Purpose: This study aimed to determine the reliability and validity of the Stroke and Aphasia Quality of Life Scale (SAQOL-39 g) and its Mandarin adaptation SAQOL-CSg in Singaporean stroke patients.
Method: First-time stroke survivors were recruited at three months post-stroke and underwent a series of questionnaires in their dominant language (English/Mandarin). This included: SAQOL-39 g/CSg, National University Hospital System (NUHS) Aphasia Screening Test, Barthel Index, Modified Rankin Scale, Mini Mental State Examination, Frontal Assessment Battery, Center for Epidemiologic Studies Depression Scale and the Eurol-Qol Health Questionnaire (EQ-5D). The SAQOL-39 g/SAQOL-CSg was repeated within 1 week (± 6 days).

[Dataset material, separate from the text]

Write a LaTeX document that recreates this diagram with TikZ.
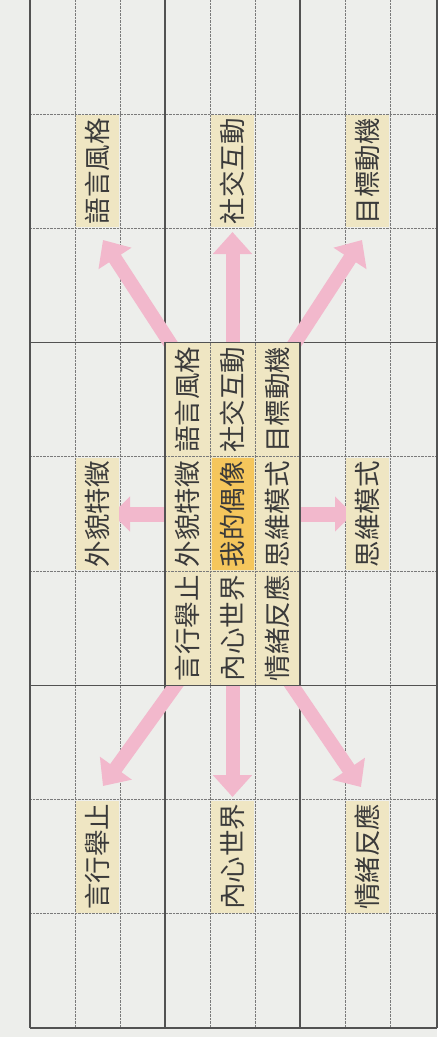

Results: Ninety-four participants (96.9%) were able to self-report and their results presented here. Both the SAQOL-39 g/SAQOL-CSg showed good internal consistency (α = 0.96/0.97), test-retest reliability (ICC= 0.99/0.98), convergent (rs =0.64-0.81 and 0.66-0.88, respectively) and discriminant (rs = 0.35-0.53 and 0.48-0.62, respectively) validity. The correlation between the SAQOL-39 g and the EQ-5D Visual Analogue Scale was 0.27. Further inspection of the EQ-5DVAS scores revealed correlations in different directions for Malay versus Chinese participants.
Conclusions: Both the SAQOL-39 g and SAQOL-CSg demonstrated good reliability and validity. Our results suggested some influence of ethnicity in self-rating of health status in relation to SAQOL-39 g scores. Further research is warranted to examine its use with stroke survivors with greater stroke severity and over time. Implications for Rehabilitation Validation of SAQOL in Singapore: Both the SAQOL-39g and the SAQOL-CSg may be used to measure the HRQoL of stroke survivors with and without aphasia in Singapore. Further investigation is required to examine use with stroke survivors with greater stroke severity and over time.
Keywords: Aphasia; Aphasia Quality of Life Scale; Singapore; health-related quality of life; multicultural; stroke outcomes.